October 26, 2010 // Uncategorized

Catholics are Church's business cards, bishop says at Newman conference

By Beth Griffin

NEW YORK (CNS) — The earthly Church, despite its failings, is such a depository of God’s riches that each of its members should be like a business card, proclaiming a new appreciation for the Church’s inner strength and beauty, Auxiliary Bishop James D. Conley of Denver said at a New York conference.

To do so would reflect the lives of Blessed John Henry Newman and Mother Julia Verhaeghe, who founded a religious community inspired by Blessed Newman’s example, Bishop Conley said in his homily at a Mass at St. Paul the Apostle Church opening a daylong conference on the newly beatified English cardinal.

The Oct. 23 conference, sponsored by Fordham University and the religious congregation The Spiritual Family The Work, drew 200 people to hear Newman scholars discuss his writings, their influence on Mother Julia and their relevance to 21st-century Christians.

Blessed Newman left the Anglican Church to join the Catholic Church in 1845. He was beatified by Pope Benedict XVI Sept. 19. Bishop Conley also became Catholic as an adult.

He said Blessed Newman and Mother Julia “took the promptings of conscience very seriously,” and used them to achieve to a deeper understanding of their faith. He said they both submitted to the interior authority of conscience and the exterior authority of the church.

Bishop Conley said that both saw failings of the Church and Blessed Newman “suffered from wounds caused by its members,” but they had strong faith in divine providence and confidence that the weaknesses of the Catholic Church would “be overcome in God’s good time.”

Bishop Conley said Blessed Newman and Mother Julia did not wait passively for God’s intervention but “gave it their all. They were people of action, sensitive to signals and strong in their faith and hope.”

He said saints and people of great faith cannot and should not be copied, but they can serve as inspiration as they “accompany and assist us from their eternal home.”

Mother Julia established The Spiritual Family The Work in Belgium in 1938. She recognized its intersection with Blessed Newman’s writings in the 1960s. Her congregation of priests and women religious is now engaged in social, cultural, pastoral and education work in 12 countries, most in Western Europe.

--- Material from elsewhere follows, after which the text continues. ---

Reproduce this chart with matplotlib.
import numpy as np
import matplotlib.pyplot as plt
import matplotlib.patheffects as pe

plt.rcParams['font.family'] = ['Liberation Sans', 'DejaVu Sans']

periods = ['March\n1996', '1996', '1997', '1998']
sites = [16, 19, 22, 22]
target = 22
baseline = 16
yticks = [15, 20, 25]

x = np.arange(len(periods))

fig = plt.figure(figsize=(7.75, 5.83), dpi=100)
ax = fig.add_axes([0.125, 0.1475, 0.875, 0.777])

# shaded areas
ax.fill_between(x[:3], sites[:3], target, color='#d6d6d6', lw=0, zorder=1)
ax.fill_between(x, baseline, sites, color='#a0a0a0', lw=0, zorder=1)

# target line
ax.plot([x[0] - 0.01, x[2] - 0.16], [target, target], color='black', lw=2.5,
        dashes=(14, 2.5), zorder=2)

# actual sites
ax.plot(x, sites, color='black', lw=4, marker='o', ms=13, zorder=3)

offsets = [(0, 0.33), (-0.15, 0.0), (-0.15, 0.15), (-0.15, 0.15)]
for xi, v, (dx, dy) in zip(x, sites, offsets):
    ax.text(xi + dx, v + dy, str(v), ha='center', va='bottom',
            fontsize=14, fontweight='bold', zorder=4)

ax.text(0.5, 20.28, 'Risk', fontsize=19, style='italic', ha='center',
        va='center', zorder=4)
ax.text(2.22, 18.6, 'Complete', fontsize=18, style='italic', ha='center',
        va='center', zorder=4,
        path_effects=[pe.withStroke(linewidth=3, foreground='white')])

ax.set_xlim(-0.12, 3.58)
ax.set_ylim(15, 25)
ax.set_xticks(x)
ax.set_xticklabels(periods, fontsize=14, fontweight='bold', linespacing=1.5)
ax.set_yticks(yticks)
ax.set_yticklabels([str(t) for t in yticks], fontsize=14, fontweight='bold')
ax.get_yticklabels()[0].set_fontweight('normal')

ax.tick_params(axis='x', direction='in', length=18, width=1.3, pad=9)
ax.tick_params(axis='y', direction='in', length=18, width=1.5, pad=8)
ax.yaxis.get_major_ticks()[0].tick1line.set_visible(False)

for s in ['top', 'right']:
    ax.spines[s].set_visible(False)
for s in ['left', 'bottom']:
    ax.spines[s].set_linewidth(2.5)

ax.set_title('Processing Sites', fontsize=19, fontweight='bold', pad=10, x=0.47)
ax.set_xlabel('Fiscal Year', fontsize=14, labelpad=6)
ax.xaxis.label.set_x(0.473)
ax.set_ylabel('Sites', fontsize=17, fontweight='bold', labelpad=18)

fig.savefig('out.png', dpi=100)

In 2001, The Spiritual Family The Work was granted papal recognition as a “family of consecrated life.” At the time, then-Cardinal Joseph Ratzinger said: “It is not by chance, I think, that The Work considers itself a friend of Newman, with his motto, “Cor ad cor loquitur” (Heart speaks to heart). Mother Julia thought from the heart and knew the heart of Jesus — this pierced heart, which is the source of the Covenant, the source of our life — from the heart.”

The Spiritual Family The Work founded and runs specialized Newman libraries in Austria, England, Hungary and Italy. In the United States, members serve at the Holy See Mission to the United Nations in New York and at Gannon University in Erie, Pa. The group will celebrate the centennial of Mother Julia’s birth Nov. 11.

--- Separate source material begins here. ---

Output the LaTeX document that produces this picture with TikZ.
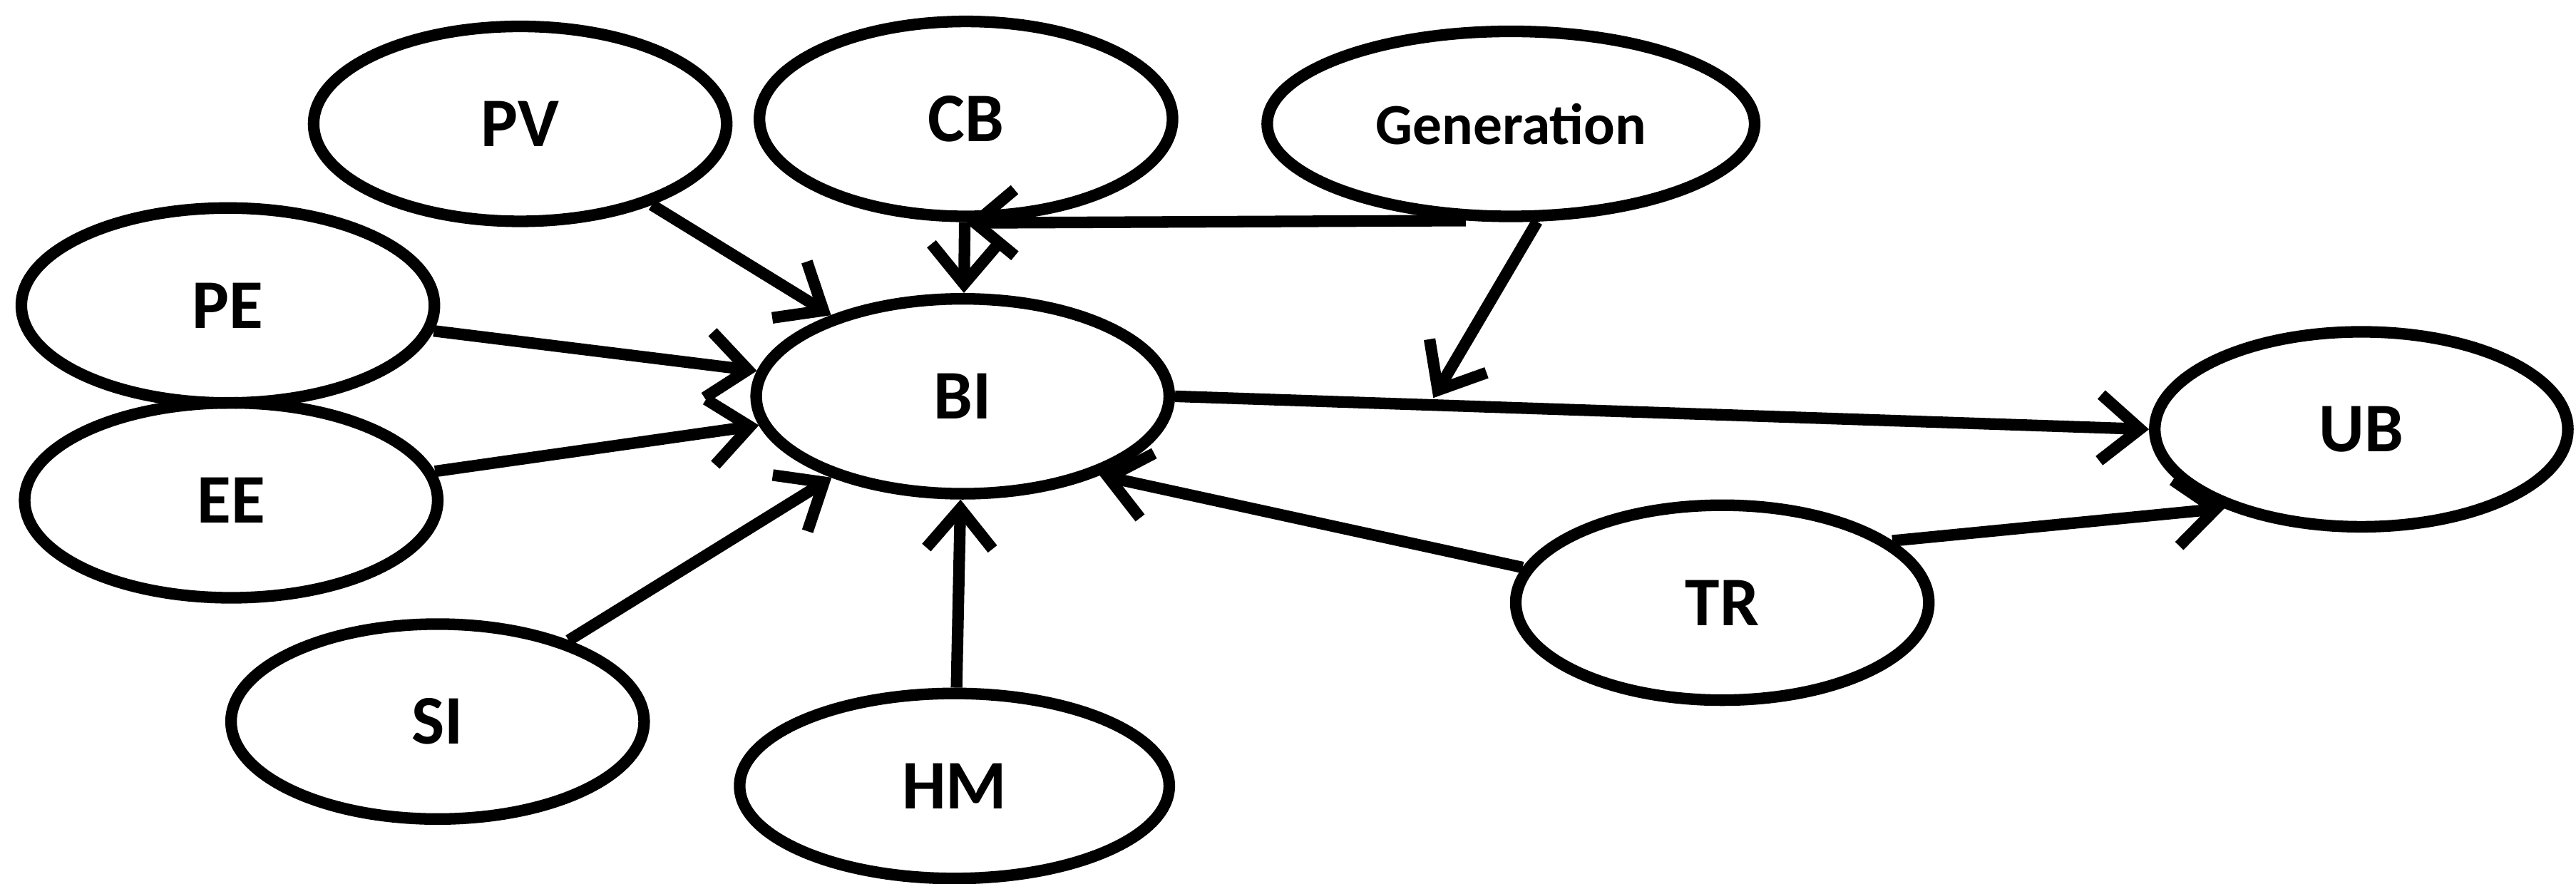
\documentclass[tikz,border=0pt]{standalone}
\usepackage{fontspec}
\setmainfont{Carlito}
\usetikzlibrary{arrows.meta,shapes.geometric}
\begin{document}
\begin{tikzpicture}[x=0.01cm,y=-0.01cm,
 el/.style={draw,ellipse,inner sep=0pt,line width=2pt,minimum width=2.5cm,minimum height=1.18cm,font=\bfseries\fontsize{12}{14}\selectfont},
 ar/.style={line width=2pt,-{Straight Barb[length=2.4mm,width=4mm,line width=2pt]}}]
\useasboundingbox (0,0) rectangle (1560,535);
\node[el] (PV) at (315,75) {PV};
\node[el] (CB) at (585,72) {CB};
\node[el,minimum width=2.95cm,minimum height=1.12cm,font=\bfseries\fontsize{10}{12}\selectfont] (G) at (915,75) {Generation};
\node[el] (PE) at (138,185) {PE};
\node[el] (BI) at (583,240) {BI};
\node[el] (EE) at (140,303) {EE};
\node[el] (SI) at (265,437) {SI};
\node[el,minimum width=2.6cm,minimum height=1.12cm] (HM) at (578,476) {HM};
\node[el] (TR) at (1043,365) {TR};
\node[el] (UB) at (1430,260) {UB};
\coordinate (c) at (585,135);
\coordinate (m) at (868,241);
\draw[ar] (PV) -- (BI);
\draw[ar] (PE) -- (BI);
\draw[ar] (EE) -- (BI);
\draw[ar] (SI) -- (BI);
\draw[ar] (HM) -- (BI);
\draw[ar] (CB) -- (BI);
\draw[ar] (G.-115) -- (c);
\draw[ar] (G.-75) -- (m);
\draw[ar] (BI.east) -- (UB.west);
\draw[ar] (TR.170) -- (BI.-30);
\draw[ar] (TR.20) -- (UB.-150);
\end{tikzpicture}
\end{document}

Father Paul Willi, international superior for priests of the congregation, told Catholic News Service that the group’s name reflects its mission to participate in the work of Jesus Christ for the redemption of the world.

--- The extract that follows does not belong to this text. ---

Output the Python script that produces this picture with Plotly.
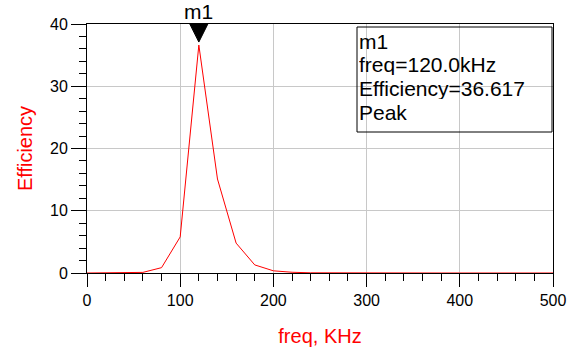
import plotly.graph_objects as go

freq_khz = [0, 20, 40, 60, 80, 100, 120, 140, 160, 180, 200, 220, 240, 260, 280,
            300, 320, 340, 360, 380, 400, 420, 440, 460, 480, 500]
efficiency = [0.0, 0.0, 0.05, 0.1, 0.86, 5.8, 36.617, 15.1, 4.8, 1.3, 0.35, 0.12, 0.03,
              0.01, 0.0, 0.0, 0.0, 0.0, 0.0, 0.0, 0.0, 0.0, 0.0, 0.0, 0.0, 0.0]
marker_name = "m1"
marker_x = 120
marker_y = 36.617
x_ticks = [0, 100, 200, 300, 400, 500]
y_ticks = [0, 10, 20, 30, 40]

FONT = "Liberation Sans, Arial, sans-serif"

# plot area in pixels (for placing the readout box)
PL, PR, PT, PB = 87, 553, 24, 273


def px_to_paper_x(px):
    return (px - PL) / (PR - PL)


def px_to_paper_y(py):
    return (PB - py) / (PB - PT)


fig = go.Figure()
fig.add_trace(go.Scatter(x=freq_khz, y=efficiency, mode="lines",
                         line=dict(color="#ff0000", width=1), cliponaxis=False,
                         hoverinfo="skip", showlegend=False))

# marker triangle anchored at the peak
fig.add_shape(type="path", xref="x", yref="y", xsizemode="pixel", ysizemode="pixel",
              xanchor=marker_x, yanchor=marker_y,
              path="M -9 21 L 9 21 L 0 3 Z",
              fillcolor="black", line=dict(color="black", width=1), layer="above")
fig.add_annotation(x=marker_x, y=marker_y, xref="x", yref="y", text=marker_name,
                   showarrow=False, yshift=34, font=dict(family=FONT, size=21, color="black"))

# marker readout box
fig.add_shape(type="rect", xref="paper", yref="paper",
              x0=px_to_paper_x(357), x1=px_to_paper_x(552),
              y0=px_to_paper_y(132), y1=px_to_paper_y(27),
              line=dict(color="black", width=1), fillcolor="rgba(0,0,0,0)", layer="above")
readout_lines = [marker_name, f"freq={marker_x:.1f}kHz", f"Efficiency={marker_y:.3f}", "Peak"]
line_centers_px = [41, 64, 88, 112]
for txt, cy in zip(readout_lines, line_centers_px):
    fig.add_annotation(xref="paper", yref="paper", x=px_to_paper_x(358), y=px_to_paper_y(cy),
                       xanchor="left", yanchor="middle", align="left", showarrow=False,
                       height=22, borderpad=0,
                       text=txt, font=dict(family=FONT, size=21, color="black"))

fig.update_layout(
    width=576, height=350,
    margin=dict(l=PL, r=576 - PR, t=PT, b=350 - PB, autoexpand=False),
    paper_bgcolor="white", plot_bgcolor="white",
    font=dict(family=FONT, size=16, color="black"),
    xaxis=dict(range=[0, 500], tickvals=x_ticks, ticks="outside", ticklen=13, tickcolor="black",
               showline=True, linecolor="black", linewidth=1, mirror=True, automargin=False,
               showgrid=True, gridcolor="#c8c8c8", gridwidth=1, zeroline=False,
               layer="below traces",
               minor=dict(dtick=20, ticks="outside", ticklen=7, tickcolor="black", showgrid=False),
               title=dict(text="freq, KHz", font=dict(family=FONT, size=20, color="#ff0000"), standoff=20)),
    yaxis=dict(range=[0, 40], tickvals=y_ticks, ticks="outside", ticklen=15, tickcolor="black",
               showline=True, linecolor="black", linewidth=1, mirror=True, automargin=False,
               showgrid=True, gridcolor="#c8c8c8", gridwidth=1, zeroline=False,
               layer="below traces",
               minor=dict(dtick=2, ticks="outside", ticklen=7, tickcolor="black", showgrid=False),
               title=dict(text="Efficiency", font=dict(family=FONT, size=20, color="#ff0000"), standoff=12)),
)

fig.write_html("out.html")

At the conference, Newman scholar Father George W. Rutler, pastor of Church of Our Saviour in New York and a former Episcopalian, said Blessed Newman dedicated his life to studying personality and what it means to be made in the image of God.

He said the Christian sees personality as a mystery that does not contradict reason but compels it to acknowledge its depth. “A mystery is not a mountain you climb, but descend to conquer,” he said.

Father Rutler said Blessed Newman’s motto, an expression of St. Francis de Sales, described his empathetic preaching style, in which the cardinal seemed to read the minds of people in the congregation and speak to them as individuals.

Sister Kathleen Dietz, a member of The Spiritual Family The Work and professor of theology at Gannon University, said Blessed Newman considered Christians to be foreigners in this world, watching zealously for the coming of Christ while remaining detached from worldly things.

“The very thought of Christ should cheer us, inspire us and urge us on,” she said. “If we live with the church, we wait for Christ. We are sojourners in a strange land.”

Sister Kathleen said Christians hold the world together by their holiness, “not as a bandage holds a wound together, but as nourishment and good care heal a wound from within.”